Compliance efforts can focus on those economies whose systems need to be further developed.
This allows smoother, safer trade across the region and hence improves food security and food safety.
We recognise that building trust requires sustained and collaborative effort.
There is a role for PPFS to contribute to building trust through exchanging information, and providing capacity building to develop robust production and trade systems.
New Zealand’s own experience of developing a world-class food safety assurance regime is one that is very relevant for a number of economies represented here today.
Over time we have moved comprehensively to adopt an innovative, science based approach to food safety, one based on outcomes, rather than prescription, one that reflects international standard-making through Codex and one that relies on developing a partnership approach with regulatory agencies.
New Zealand’s food safety system is based on a very simple premise: the Government sets the standards it expects food companies to meet; and, within reason, each company is allowed to develop its own processes to meet those standards.
Penalties for failure to meet those prescribed standards are heavy ? in both a regulatory and commercial sense.
Companies are continually audited by independent verification agencies to ensure that they are reaching the targets prescribed in law.

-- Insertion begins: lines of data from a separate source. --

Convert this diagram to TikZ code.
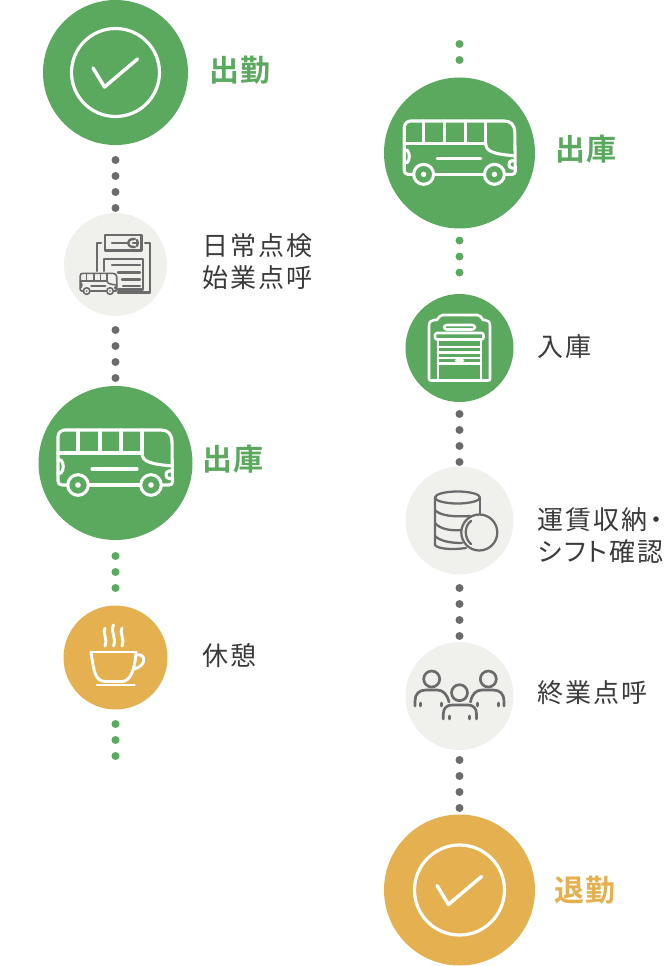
\documentclass[tikz,border=0pt]{standalone}
\usepackage{fontspec}
\newfontfamily\jpreg[LetterSpace=8,RawFeature={+palt}]{Noto Sans CJK JP}
\newfontfamily\jpbold[LetterSpace=4,RawFeature={+palt}]{Noto Sans CJK JP Bold}
\definecolor{gr}{HTML}{5BA85F}
\definecolor{og}{HTML}{E5B04F}
\definecolor{pale}{HTML}{F0F1EC}
\definecolor{dk}{HTML}{6B6B6B}
\definecolor{txt}{HTML}{3A3A3A}
\tikzset{
  disc/.style={circle,inner sep=0pt,minimum size=#1*0.75pt},
  iconline/.style={line cap=round,line join=round},
  plainlabel/.style={anchor=west,inner sep=0pt,text=txt,align=left,font=\jpreg\fontsize{19.5}{24}\selectfont},
  boldlabel/.style={anchor=west,inner sep=0pt,font=\jpbold\fontsize{22.5}{24}\selectfont},
  dotsline/.style={line width=6pt,line cap=round,dash pattern=on 0pt off 12pt},
}
\newcommand{\busicon}[5]{%
\begin{scope}[shift={(#1,#2)},scale=#3,#4,line width=#5,iconline]
  \draw (-47,22) -- (-53,22) .. controls (-56,22) and (-57,20) .. (-57,18) -- (-57,-26)
     .. controls (-57,-31) and (-53,-33) .. (-50,-33) -- (46,-33)
     .. controls (53,-33) and (56.5,-29) .. (57,-22) -- (57.5,19)
     .. controls (57.5,21) and (56,22) .. (54,22) -- (47,22);
  \draw (-26,22) -- (25,22);
  \draw (-57,-10) -- (27,-10);
  \draw (-37,-33) -- (-37,-10) (-15,-33) -- (-15,-10) (6,-33) -- (6,-10) (27,-33) -- (27,-10);
  \draw (27,-10) .. controls (27,-1) and (36,1) .. (57,3);
  \draw (-23,6) -- (22,6);
  \draw (-57,-3) -- (-54,-3) .. controls (-51,0) and (-51,7) .. (-54,10) -- (-57,10);
  \draw (57,8) -- (54,8) .. controls (50,8) and (50,15.5) .. (54,15.5) -- (57,15.5);
  \draw (-37,22) circle (10.3) (36,22) circle (10.3);
  \fill (-37,22) circle (2.8) (36,22) circle (2.8);
\end{scope}}
\newcommand{\checkicon}[3]{%
  \draw[white,line width=2.4pt] (#1,#2) circle (#3);
  \draw[white,line width=2.6pt,iconline] (#1-22.5,#2-4.5) -- (#1-11,#2+14.5) -- (#1+22,#2-13.5);}
\begin{document}
\begin{tikzpicture}[x=0.75pt,y=-0.75pt]
\useasboundingbox (0,0) rectangle (670,966);
% circles
\node[disc=145,fill=gr] (c1) at (115.5,72.5) {};
\node[disc=103,fill=pale] (c2) at (115.5,264.5) {};
\node[disc=154,fill=gr] (c3) at (115.5,463) {};
\node[disc=104,fill=og] (c4) at (115.5,657.5) {};
\node[disc=151,fill=gr] (c5) at (459.5,153) {};
\node[disc=108,fill=gr] (c6) at (459.5,348) {};
\node[disc=108,fill=pale] (c7) at (459.5,520.5) {};
\node[disc=108,fill=pale] (c8) at (459.5,696) {};
\node[disc=151,fill=og] (c9) at (459.5,890) {};
% dotted connectors
\foreach \n/\x/\a/\b/\c in {
  a/115.5/160/209/dk, b/115.5/330/379/dk, e/115.5/556/589/gr, f/115.5/724/757/gr,
  g/459.5/44/61/gr, h/459.5/240.5/273/gr, i/459.5/414/463/dk, j/459.5/588/637/dk, k/459.5/760/809/dk}{
  \coordinate (\n s) at (\x,\a);
  \coordinate (\n e) at (\x,\b);
  \draw[dotsline,draw=\c] (\n s) -- (\n e);
}
% check icons
\checkicon{115.5}{72.5}{44}
\checkicon{459.5}{890}{45}
% buses
\busicon{115}{463}{1}{white}{2.3pt}
\busicon{459.5}{153}{0.97}{white}{2.3pt}
% inspection icon
\begin{scope}[dk,line width=1.8pt,iconline]
  \draw (105,235) rectangle (141.5,250.5);
  \draw (101,243) -- (97,243) -- (97,271);
  \draw (145,243) -- (150,243) -- (150,292.5) -- (118,292.5);
  \draw (104,271) -- (104,259) -- (143,259) -- (143,289.5) -- (118,289.5);
  \draw (112,265) -- (140,265) (118,272.5) -- (140,272.5) (122,279.5) -- (140,279.5) (123,286) -- (140,286);
  \draw (112,243) -- (128,243);
  \draw (135,239) .. controls (130,238.5) and (128,241) .. (128,243) .. controls (128,245) and (130,247.5) .. (135,247);
  \draw (133,243) -- (137,243);
  \draw (137,240) .. controls (138,242) and (138,244) .. (137,246);
\end{scope}
\begin{scope}[shift={(98.5,284)},scale=0.32]
  \fill[pale] (-58,-33) rectangle (58,23);
\end{scope}
\busicon{98.5}{284}{0.32}{dk}{1.2pt}
% cup
\begin{scope}[white,line width=2.2pt,iconline]
  \draw (91,652) -- (136,652);
  \draw (91,652) .. controls (94,672) and (95,681.5) .. (106,681.5) -- (122,681.5) .. controls (130,681.5) and (135,670) .. (136,652);
  \draw (137,655) .. controls (146,653) and (147,666) .. (134,669);
  \draw (97,685) -- (134.5,685);
  \draw (105,628) .. controls (102,633) and (108,638) .. (105,646);
  \draw (113.5,625) .. controls (110,632) and (117,638) .. (113.5,646);
  \draw (122,628) .. controls (119,633) and (125,638) .. (122,646);
\end{scope}
% garage
\begin{scope}[white,line width=1.9pt,iconline]
  \draw (429,326) -- (429,379) .. controls (429,380) and (430,380.5) .. (431,380.5) -- (488,380.5) .. controls (489.5,380.5) and (490,380) .. (490,379) -- (490,326) .. controls (490,322) and (488,320) .. (485,320) -- (483,320) .. controls (481,317) and (480,315) .. (477,315) -- (443,315) .. controls (440,315) and (439,317) .. (437,320) -- (434,320) .. controls (431,320) and (429,322) .. (429,326);
  \draw[rounded corners=2pt] (444,325) rectangle (475,329.5);
  \draw[rounded corners=1.5pt] (435,333) rectangle (483.5,339.5);
  \draw (438,339.5) -- (438,380) (481,339.5) -- (481,380);
  \draw (438,347) -- (481,347) (438,352.5) -- (481,352.5) (438,358) -- (481,358) (438,363.5) -- (481,363.5);
  \draw (456,360.7) -- (463,360.7);
\end{scope}
% coins
\begin{scope}[dk,line width=1.7pt,iconline]
  \draw (457.5,497.5) ellipse (22.5 and 6);
  \draw (435,497.5) -- (435,545) .. controls (438,549) and (452,550) .. (466,548);
  \draw (480,497.5) -- (480,514);
  \draw (435,510) .. controls (440,516) and (455,517) .. (470,516);
  \draw (435,523) .. controls (440,529) and (450,531) .. (462,530);
  \draw (435,536) .. controls (440,541) and (450,543) .. (462,543);
  \draw[fill=pale] (479.3,532.5) circle (18);
  \draw (471,521) .. controls (464,526) and (464,538) .. (471,544);
\end{scope}
% people
\begin{scope}[dk,line width=2pt,iconline]
  \draw (431.7,679) circle (8) (488.3,679) circle (8) (459.5,692.7) circle (8);
  \draw (415,706) -- (415,701) .. controls (415,694) and (419,690) .. (426,690) -- (437,690) .. controls (443,690) and (447,694) .. (449,702);
  \draw (504,706) -- (504,701) .. controls (504,694) and (500,690) .. (493,690) -- (482,690) .. controls (476,690) and (472,694) .. (470.5,702);
  \draw (443.3,719) -- (443.3,714) .. controls (443.3,708) and (447,705) .. (452,705) -- (468,705) .. controls (473,705) and (476.5,708) .. (476.5,714) -- (476.5,719);
  \draw (420.7,703) -- (420.7,706) (441.7,703) -- (441.7,706) (477.7,703) -- (477.7,706) (498.3,703) -- (498.3,706) (449.3,716) -- (449.3,719) (469.3,716) -- (469.3,719);
\end{scope}
% labels
\node[boldlabel,text=gr] (t1) at (209,70.5) {出勤};
\node[plainlabel] (t2) at (202.5,262) {日常点検\\始業点呼};
\node[boldlabel,text=gr] (t3) at (202.5,459.5) {出庫};
\node[plainlabel] (t4) at (202.5,655.5) {休憩};
\node[boldlabel,text=gr] (t5) at (555,149.5) {出庫};
\node[plainlabel] (t6) at (537.5,346.5) {入庫};
\node[plainlabel] (t7) at (537.5,536) {運賃収納・\\シフト確認};
\node[plainlabel] (t8) at (537.5,692.5) {終業点呼};
\node[boldlabel,text=og] (t9) at (554,890.5) {退勤};
\end{tikzpicture}
\end{document}
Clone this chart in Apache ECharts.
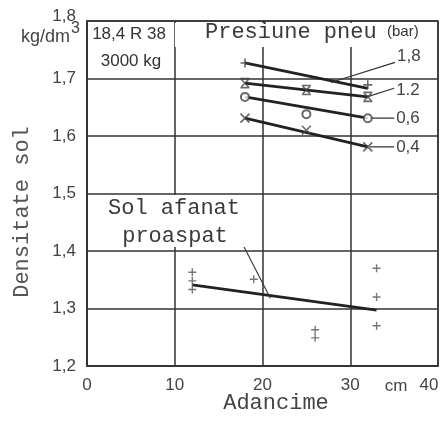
<!DOCTYPE html>
<html><head><meta charset="utf-8">
<style>html,body{margin:0;padding:0;background:#fff}#c{width:448px;height:423px}</style>
<script src="https://cdn.jsdelivr.net/npm/echarts@6/dist/echarts.min.js"></script>
</head><body><div id="c"></div>
<script>
// ---- data ----
const xTicks = [0, 10, 20, 30, 40];
const yTicks = [1.2, 1.3, 1.4, 1.5, 1.6, 1.7, 1.8];
// pressure groups (bar)
const depthPneu = [18, 25, 32];
const p18Depth = [18, 32];
const p18Pts = [1.727, 1.689];
const p12Pts = [1.692, 1.680, 1.668];
const p06Pts = [1.668, 1.638, 1.631];
const p04Pts = [1.631, 1.610, 1.581];
// fitted lines
const lineDepth = [18, 32];
const p18Line = [1.727, 1.683];
const p12Line = [1.692, 1.668];
const p06Line = [1.668, 1.631];
const p04Line = [1.631, 1.581];
// label leaders
const leaderNames = ['1,8', '1.2', '0,6', '0,4'];
const leaderX = [[27.8, 35.1], [31.9, 35.0], [32.2, 35.0], [32.2, 35.0]];
const leaderY = [[1.693, 1.728], [1.668, 1.683], [1.631, 1.631], [1.581, 1.581]];
// freshly loosened soil
const solDepth = [12, 12, 12, 19, 26, 26, 33, 33, 33];
const solVal = [1.363, 1.348, 1.333, 1.351, 1.263, 1.249, 1.370, 1.320, 1.270];
const solLineDepth = [12, 33];
const solLine = [1.341, 1.297];
const solLeaderX = [17.8, 20.9];
const solLeaderY = [1.410, 1.318];

const pairs = (xs, ys) => xs.map((x, i) => [x, ys[i]]);
const PLUS = 'path://M5,0L5,10M0,5L10,5';
const CROSS = 'path://M0,0L10,10M10,0L0,10';
const STAR = 'path://M0,0L10,0M0,10L10,10M1,1L9,9M9,1L1,9';
const sans = 'Liberation Sans';

const chart = echarts.init(document.getElementById('c'), null, {renderer: 'canvas'});

function fitLine(name, ys) {
  return {type: 'line', name, data: pairs(lineDepth, ys), symbol: 'none', silent: true,
    lineStyle: {color: '#222', width: 2.8}, z: 3};
}
function markers(name, xs, ys, sym, size) {
  const empty = sym === 'emptyCircle';
  return {type: 'scatter', name, data: pairs(xs, ys), symbol: sym, symbolSize: size || 9, silent: true,
    itemStyle: {color: empty ? '#444' : 'none', borderColor: '#444', borderWidth: 1.6}, z: 4};
}

const series = [
  fitLine('1,8', p18Line), fitLine('1,2', p12Line), fitLine('0,6', p06Line), fitLine('0,4', p04Line),
  markers('m18', p18Depth, p18Pts, PLUS),
  markers('m12', depthPneu, p12Pts, STAR),
  markers('m06', depthPneu, p06Pts, 'emptyCircle', 8),
  markers('m04', depthPneu, p04Pts, CROSS),
  {type: 'line', name: 'sol', data: pairs(solLineDepth, solLine), symbol: 'none', silent: true,
    lineStyle: {color: '#222', width: 2.8}, z: 3},
  {type: 'scatter', name: 'solPts', data: pairs(solDepth, solVal), symbol: PLUS, symbolSize: 8, silent: true,
    itemStyle: {color: 'none', borderColor: '#555', borderWidth: 1.4}, z: 4},
  {type: 'line', name: 'solLeader', data: pairs(solLeaderX, solLeaderY), symbol: 'none', silent: true,
    lineStyle: {color: '#333', width: 1.1}, z: 3}
];
leaderNames.forEach((n, i) => {
  series.push({type: 'line', name: n, data: pairs(leaderX[i], leaderY[i]), symbol: 'none', silent: true,
    lineStyle: {color: '#333', width: 1.2}, z: 3,
    endLabel: {show: true, formatter: n, distance: 2, fontSize: 17, fontFamily: sans, color: '#444',
      offset: i === 0 ? [0, -6] : (i === 1 ? [0, 2] : [0, 0])}});
});

chart.setOption({
  animation: false,
  backgroundColor: '#fff',
  grid: {left: 87, right: 10, top: 21, bottom: 57, show: true, borderColor: '#333', borderWidth: 1.5},
  xAxis: {type: 'value', min: 0, max: 40, interval: 10,
    axisLine: {show: true, lineStyle: {color: '#333', width: 1.5}}, axisTick: {show: false},
    splitLine: {show: true, lineStyle: {color: '#333', width: 1.5}},
    axisLabel: {fontSize: 17, fontFamily: sans, color: '#444', margin: 11,
      formatter: v => v === 40 ? '{r|40}' : String(v),
      rich: {r: {fontSize: 17, fontFamily: sans, color: '#444', padding: [0, 18, 0, 0]}}}},
  yAxis: {type: 'value', min: 1.2, max: 1.8, interval: 0.1,
    axisLine: {show: true, lineStyle: {color: '#333', width: 1.5}}, axisTick: {show: false},
    splitLine: {show: true, lineStyle: {color: '#333', width: 1.5}},
    axisLabel: {fontSize: 17, fontFamily: sans, color: '#444', margin: 11,
      formatter: v => {
        const s = (Math.round(v * 10) / 10).toFixed(1).replace('.', ',');
        return Math.abs(v - 1.8) < 1e-6 ? '{t|' + s + '}' : s;
      },
      rich: {t: {fontSize: 17, fontFamily: sans, color: '#444', padding: [0, 0, 10, 0]}}}},
  series,
  graphic: [
    {type: 'rect', shape: {x: 175, y: 23, width: 262, height: 24}, style: {fill: '#fff'}, z: 5, silent: true},
    {type: 'rect', shape: {x: 89, y: 195, width: 168, height: 52}, style: {fill: '#fff'}, z: 5, silent: true},
    {type: 'text', x: 205, y: 32, z: 6, style: {text: 'Presiune pneu', font: '22px "Liberation Mono"', fill: '#3a3a3a', textAlign: 'left', textVerticalAlign: 'middle'}},
    {type: 'text', x: 387, y: 32, z: 6, style: {text: '(bar)', font: '15px "Liberation Sans"', fill: '#333', textAlign: 'left', textVerticalAlign: 'middle'}},
    {type: 'text', x: 129, y: 34, z: 6, style: {text: '18,4 R 38', font: '17px "Liberation Sans"', fill: '#333', textAlign: 'center', textVerticalAlign: 'middle'}},
    {type: 'text', x: 131, y: 61, z: 6, style: {text: '3000 kg', font: '17px "Liberation Sans"', fill: '#333', textAlign: 'center', textVerticalAlign: 'middle'}},
    {type: 'text', x: 174, y: 208, z: 6, style: {text: 'Sol afanat', font: '22px "Liberation Mono"', fill: '#3a3a3a', textAlign: 'center', textVerticalAlign: 'middle'}},
    {type: 'text', x: 175, y: 236, z: 6, style: {text: 'proaspat', font: '22px "Liberation Mono"', fill: '#3a3a3a', textAlign: 'center', textVerticalAlign: 'middle'}},
    {type: 'text', x: 22, y: 212, rotation: Math.PI / 2, z: 6, style: {text: 'Densitate sol', font: '22px "Liberation Mono"', fill: '#555', textAlign: 'center', textVerticalAlign: 'middle'}},
    {type: 'text', x: 276, y: 403, z: 6, style: {text: 'Adancime', font: '22px "Liberation Mono"', fill: '#444', textAlign: 'center', textVerticalAlign: 'middle'}},
    {type: 'text', x: 70, y: 37, z: 6, style: {text: 'kg/dm', font: '18px "Liberation Sans"', fill: '#444', textAlign: 'right', textVerticalAlign: 'middle'}},
    {type: 'text', x: 71, y: 29, z: 6, style: {text: '3', font: '16px "Liberation Sans"', fill: '#444', textAlign: 'left', textVerticalAlign: 'middle'}},
    {type: 'text', x: 396, y: 386, z: 6, style: {text: 'cm', font: '17px "Liberation Sans"', fill: '#444', textAlign: 'center', textVerticalAlign: 'middle'}}
  ]
});
</script></body></html>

Developing strong systems and ensuring that these systems are tested rigorously, independently and efficiently ? we believe this is the best way to meet the closely inter-related goals of open trade, food security and food safety.
Slide 5
As I said at the outset, we are meeting here in Beijing at a time when the global demand for food is continuing to increase steadily.
The FAO and World Bank both estimate that only 10 percent of this new demand can be met by new cropland.
Only 20 percent of demand can be met from better use of existing cropland using existing technology.
It follows that 70 percent must come from new technology and from policy innovation.
The task before us in PPFS is to find the answers both in terms of technology and policy.
Doing what we have always done is not going to meet the ambitious aims of the PPFS Roadmap towards Food Security by 2020.
We need more innovation in our policy responses.
Our approach to food safety must continue to evolve.
The future of our entire region depends on it.